Once a week, the gym does a team run called “Seven Sisters.” It’s a 3.5 mile out and back over seven hills, each bigger than the last. Coach Dan and Mike drive alongside us in Dan’s Buick, warding off cars and shouting encouragement. My first time, we ran as a pack all the way out. At the turn around, I was feeling pretty good and picked up the pace. For the next ¾ of a mile I heard Ralph, always a few steps behind me. Le’Shawn was another hundred meters back. We started steadily increasing our pace, Ralph passing me on headlong runs down the downhills, me catching him on the uphills. The last 400 meters was an all-out sprint. With 100 meters to go Ralph’s shoe came off, but he didn’t pause. He kicked on the after-burners and finished two seconds ahead of me.
We circled the car, our gasping for air, bending over and dry heaving. A few minutes later Le’Shawn jogged in, holding Ralph’s shoe. “Y’all are crazy,” he said, sipping water and watching us suffer.
When I first started boxing, Le’Shawn seemed lazy. My training ideals were forged in Thailand, where fighters live at the gym and train five to six hours per day. I bought into that hard, priding myself on the intensity of my training and on getting right back in the gym after fights. I loved seeing trainers raise eyebrows and comment on my intensity. But in hindsight the most fluid, powerful fighters had a lazy, even playful quality to their training. By any normal standard they trained incredibly hard, but they didn’t kill themselves. The best fighters spent most of their time at an intensity of level of six or seven out of ten. That allowed them to accumulate a ton of quality hours.
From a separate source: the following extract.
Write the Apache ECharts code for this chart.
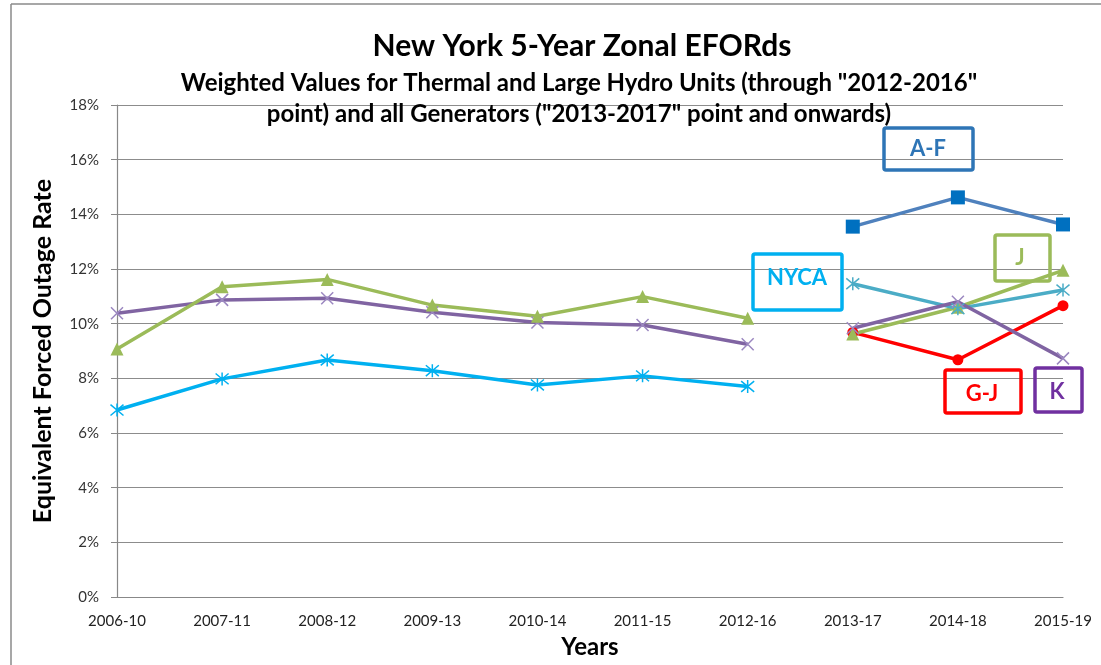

Pushing yourself to the limit and beyond can be addictive. Guys like me and Ralph like to hang out at level nine or ten. Ralph is seventeen, so he can still maintain that. Injury after injury has taught me that I can’t. Crossfit athletes often fall into the same pattern. Their workouts are so intense they start running on adrenaline, and athletes get addicted to the rush. Workouts at less than a nine or ten feel like they aren’t effective.
The reality is that good strength and conditioning coaches think athletes should have no more than two or three intense workouts per week. The rest of the time you’re just moving the dirt: putting in quality reps without tremendous mental strain. Or as Blimp, one of the coaches at Gleason’s liked to say: “Not every workout has to be hard, dumbass.” There’s rhythm to training — periods of pushing, periods of backing off. Russian and eastern European coaches find that rhythm with carefully planned out training blocks. Guys like Mike and Dan have a more intuitive approach.
Zen philosophy appeals to a lot of fighters and coaches. It’s emphasis on calming the mind, the present moment and the importance of non-verbal experience resonates in sports where victory and defeat are always moments away. Zen uses the bamboo tree in winter as an example of strength through pliability. As the snow piles up, its branches bend with the strain. Eventually, they bend so much that the snow slides off, and the branch rebounds to its former position. Bruce Lee also emphasized pliability, exhorting his students to be like water. Water molds to its container, yet also has the power to wear away mountains. It’s softness and its hardness are intimately related.
“Be like Water” is a Zen Koan for the body. Koans — phrases like “What was your face before you were born” — go beyond reason. Grappling with the Koan’s illogical nature shapes your mind until the Koan reveals its solution. I hope my struggle to listen to my body will unlock its resiliency, and I too can be like water.